Maybe it’s not just Pakistan’s secret service

Maybe it’s not just Pakistan’s secret service, the ISI, that is reluctant to let go of its Taliban assets. Maybe “persistent accounts of Western forces in Afghanistan using their helicopters to ferry Taliban fighters” shouldn’t be dismissed out of hand (Ahmad Kawoosh, Helicopter rumors refuse to die, Asia Times, Oct. 29, 2009).

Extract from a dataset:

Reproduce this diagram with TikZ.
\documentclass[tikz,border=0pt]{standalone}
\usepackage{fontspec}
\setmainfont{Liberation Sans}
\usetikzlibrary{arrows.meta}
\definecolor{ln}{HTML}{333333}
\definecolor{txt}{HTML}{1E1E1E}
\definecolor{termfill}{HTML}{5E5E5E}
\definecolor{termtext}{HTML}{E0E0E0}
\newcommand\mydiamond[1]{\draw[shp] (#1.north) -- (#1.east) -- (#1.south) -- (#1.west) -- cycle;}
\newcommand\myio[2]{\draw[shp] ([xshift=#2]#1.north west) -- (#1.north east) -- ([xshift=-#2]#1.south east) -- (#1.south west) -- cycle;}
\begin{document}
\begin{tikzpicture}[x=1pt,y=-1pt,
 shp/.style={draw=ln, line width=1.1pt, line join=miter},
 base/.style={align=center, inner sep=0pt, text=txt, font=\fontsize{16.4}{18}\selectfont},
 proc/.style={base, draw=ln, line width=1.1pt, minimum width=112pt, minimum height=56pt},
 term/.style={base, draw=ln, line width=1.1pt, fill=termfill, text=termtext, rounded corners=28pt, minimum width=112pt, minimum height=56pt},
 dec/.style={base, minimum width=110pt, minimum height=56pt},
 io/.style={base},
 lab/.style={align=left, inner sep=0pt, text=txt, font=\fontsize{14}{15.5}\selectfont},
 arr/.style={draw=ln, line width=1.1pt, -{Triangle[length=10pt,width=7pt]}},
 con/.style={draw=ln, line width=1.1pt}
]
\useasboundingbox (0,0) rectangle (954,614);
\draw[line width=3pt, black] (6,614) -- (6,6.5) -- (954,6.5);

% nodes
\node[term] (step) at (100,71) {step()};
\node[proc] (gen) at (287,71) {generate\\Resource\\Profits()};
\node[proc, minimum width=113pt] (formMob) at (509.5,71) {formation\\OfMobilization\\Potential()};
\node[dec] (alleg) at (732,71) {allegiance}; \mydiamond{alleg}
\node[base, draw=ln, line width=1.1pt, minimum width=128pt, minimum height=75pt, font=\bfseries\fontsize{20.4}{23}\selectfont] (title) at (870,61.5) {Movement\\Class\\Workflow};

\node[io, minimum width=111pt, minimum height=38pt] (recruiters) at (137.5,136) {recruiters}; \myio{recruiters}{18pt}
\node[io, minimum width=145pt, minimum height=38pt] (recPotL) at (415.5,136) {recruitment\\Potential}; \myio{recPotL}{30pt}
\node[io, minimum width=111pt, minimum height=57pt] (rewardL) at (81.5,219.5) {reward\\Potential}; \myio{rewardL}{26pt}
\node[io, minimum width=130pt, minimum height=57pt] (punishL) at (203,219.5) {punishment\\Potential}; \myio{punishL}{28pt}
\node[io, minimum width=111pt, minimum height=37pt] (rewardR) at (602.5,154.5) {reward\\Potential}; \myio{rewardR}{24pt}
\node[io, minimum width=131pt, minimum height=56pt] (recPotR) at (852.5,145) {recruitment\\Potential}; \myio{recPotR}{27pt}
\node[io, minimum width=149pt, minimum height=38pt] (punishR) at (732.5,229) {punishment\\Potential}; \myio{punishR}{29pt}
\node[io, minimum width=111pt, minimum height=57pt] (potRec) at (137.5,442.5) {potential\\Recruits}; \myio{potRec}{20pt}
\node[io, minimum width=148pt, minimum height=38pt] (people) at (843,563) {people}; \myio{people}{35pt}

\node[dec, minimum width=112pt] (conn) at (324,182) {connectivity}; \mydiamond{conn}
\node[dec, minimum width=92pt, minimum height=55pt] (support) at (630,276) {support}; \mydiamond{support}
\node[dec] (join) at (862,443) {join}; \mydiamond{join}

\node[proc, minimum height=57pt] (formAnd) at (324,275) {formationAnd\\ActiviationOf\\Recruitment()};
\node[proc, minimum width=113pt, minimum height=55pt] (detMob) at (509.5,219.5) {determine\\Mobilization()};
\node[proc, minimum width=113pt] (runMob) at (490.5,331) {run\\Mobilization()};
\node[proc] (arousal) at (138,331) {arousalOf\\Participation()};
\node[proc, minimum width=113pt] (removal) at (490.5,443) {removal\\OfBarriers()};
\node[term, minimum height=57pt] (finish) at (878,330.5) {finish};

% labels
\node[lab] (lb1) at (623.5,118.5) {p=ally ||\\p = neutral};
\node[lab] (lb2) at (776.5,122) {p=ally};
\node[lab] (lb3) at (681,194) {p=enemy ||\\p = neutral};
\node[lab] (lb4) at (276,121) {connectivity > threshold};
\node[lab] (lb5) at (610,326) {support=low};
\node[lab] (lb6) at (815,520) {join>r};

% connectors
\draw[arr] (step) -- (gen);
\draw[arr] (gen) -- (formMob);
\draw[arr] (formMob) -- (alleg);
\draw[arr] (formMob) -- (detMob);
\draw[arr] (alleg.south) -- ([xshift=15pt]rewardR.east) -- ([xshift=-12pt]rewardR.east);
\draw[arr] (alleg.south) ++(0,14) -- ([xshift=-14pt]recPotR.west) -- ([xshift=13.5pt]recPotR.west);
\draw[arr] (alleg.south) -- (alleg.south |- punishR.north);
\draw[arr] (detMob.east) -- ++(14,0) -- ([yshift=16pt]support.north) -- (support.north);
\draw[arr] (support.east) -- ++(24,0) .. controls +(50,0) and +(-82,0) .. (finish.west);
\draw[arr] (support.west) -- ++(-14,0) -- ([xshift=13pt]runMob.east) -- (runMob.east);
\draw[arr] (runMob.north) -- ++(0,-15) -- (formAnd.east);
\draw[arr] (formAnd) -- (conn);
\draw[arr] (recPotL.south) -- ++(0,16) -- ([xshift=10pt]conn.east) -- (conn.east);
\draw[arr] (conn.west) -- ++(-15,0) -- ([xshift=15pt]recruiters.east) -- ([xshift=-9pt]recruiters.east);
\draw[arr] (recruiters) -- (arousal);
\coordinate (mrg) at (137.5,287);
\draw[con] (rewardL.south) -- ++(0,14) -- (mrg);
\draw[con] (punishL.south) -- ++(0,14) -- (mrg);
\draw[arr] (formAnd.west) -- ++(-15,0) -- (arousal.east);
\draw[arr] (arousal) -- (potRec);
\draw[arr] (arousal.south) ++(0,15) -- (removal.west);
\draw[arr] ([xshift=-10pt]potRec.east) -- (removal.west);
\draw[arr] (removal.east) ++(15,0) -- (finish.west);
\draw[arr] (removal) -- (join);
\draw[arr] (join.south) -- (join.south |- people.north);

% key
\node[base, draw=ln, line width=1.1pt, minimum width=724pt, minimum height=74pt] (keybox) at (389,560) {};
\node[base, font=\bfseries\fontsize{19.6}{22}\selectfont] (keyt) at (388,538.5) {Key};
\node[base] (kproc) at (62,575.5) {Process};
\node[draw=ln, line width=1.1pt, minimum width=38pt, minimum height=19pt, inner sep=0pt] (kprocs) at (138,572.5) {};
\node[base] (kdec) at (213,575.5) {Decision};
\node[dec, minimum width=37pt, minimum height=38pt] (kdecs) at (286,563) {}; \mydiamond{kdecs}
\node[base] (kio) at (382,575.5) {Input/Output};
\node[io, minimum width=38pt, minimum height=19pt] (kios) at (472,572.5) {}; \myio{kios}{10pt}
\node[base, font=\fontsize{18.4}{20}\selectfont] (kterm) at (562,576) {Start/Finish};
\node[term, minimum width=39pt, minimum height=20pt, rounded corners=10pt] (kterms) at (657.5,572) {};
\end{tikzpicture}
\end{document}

In December 2009, once again “the alarm bells are ringing in Washington,” this time as Chinese President Hu Jintao “arrived on a Central Asian tour for the formal commissioning of the 1,833-kilometer pipeline connecting gas fields in Turkmenistan, Uzbekistan and Kazakhstan (and possibly Russia) to China’s Xinjiang Autonomous Region,” writes M K Bhadrakumar (China resets terms of engagement in Central Asia, Asia Times, Dec. 24, 2009). “For the first time in the post-Soviet period, a truly regional project has taken shape in Central Asia.” Bhadrakumar predicts that “the coming year will see the US intensify efforts to counter China’s influence”: At the US Senate Foreign Relations Subcommittee special hearing on Central Asia on December 15, George Krol, the deputy assistant secretary of state for South and Central Asian affairs, said: “This administration does not consider Central Asia a forgotten backwater, peripheral to US interests. The region is at the fulcrum of key US security, economic, and political interests. It demands attention and respect and our most diligent efforts and the Obama administration [is committed] to this very approach.” [Emphasis added.]